Many stories and myths have the protagonist embarking on a quest or adventure through the forest that needs to be crossed. Little red riding hood is sent on the forest path, the tamed part of the wild forest, to take food and wine to grandma, but she is set off the path by the wolf, thus into the untamed wilderness. Hansel and Gretel are left in the wild forest and find themselves face to face with a witch, in her home, deep inside the dark forest. Even Dante Alighieri’s journey in the divine comedy begins “within a forest dark” as he has lost his way from the path. In ancient and medieval periods of time, wild forests were vastly more expansive than the civilized cities and villages, where humans made their homes, so it is only natural that they extend their fear to the unknown mysterious wilderness. 

 

The protector

Monsters dwell there, witches and goblins. But in some other stories, the forest is a protector. Snow White finds shelter with the dwarves in their forest home and is thus protected from her cruel stepmother for a while.
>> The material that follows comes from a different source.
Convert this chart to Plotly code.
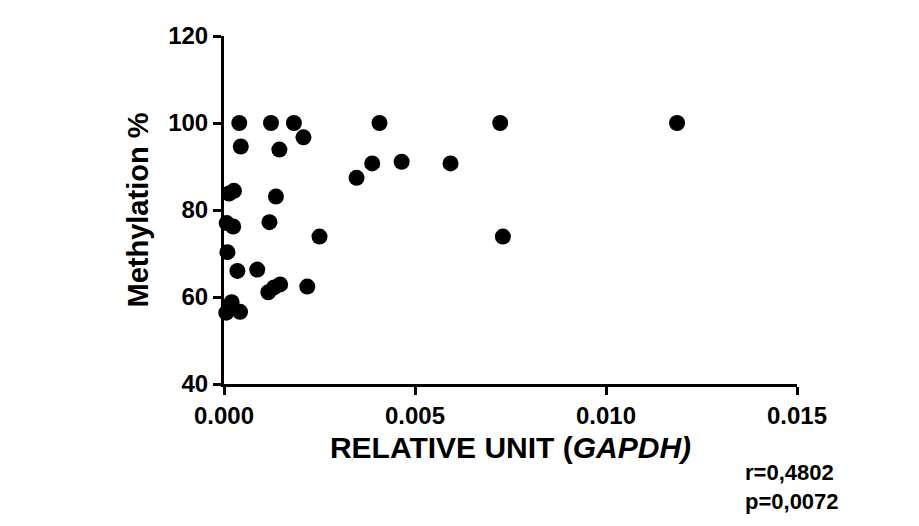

Sherwood forest is almost a character of its own in the story of Robin Hood as it provides the hero with the perfect hiding place, as he seems to have a special tie with this wilderness. 

 

The symbolic duality of the forest was shaped by human consciousness. People are the ones that assigned where the border of tamed wilderness and the civilized city lay. The mystery of wild forests still lingers in our minds today, granted with different fears and shaped around other anxieties. It seems that forests have taken up roots not than just in the ground but in our subconscious as well.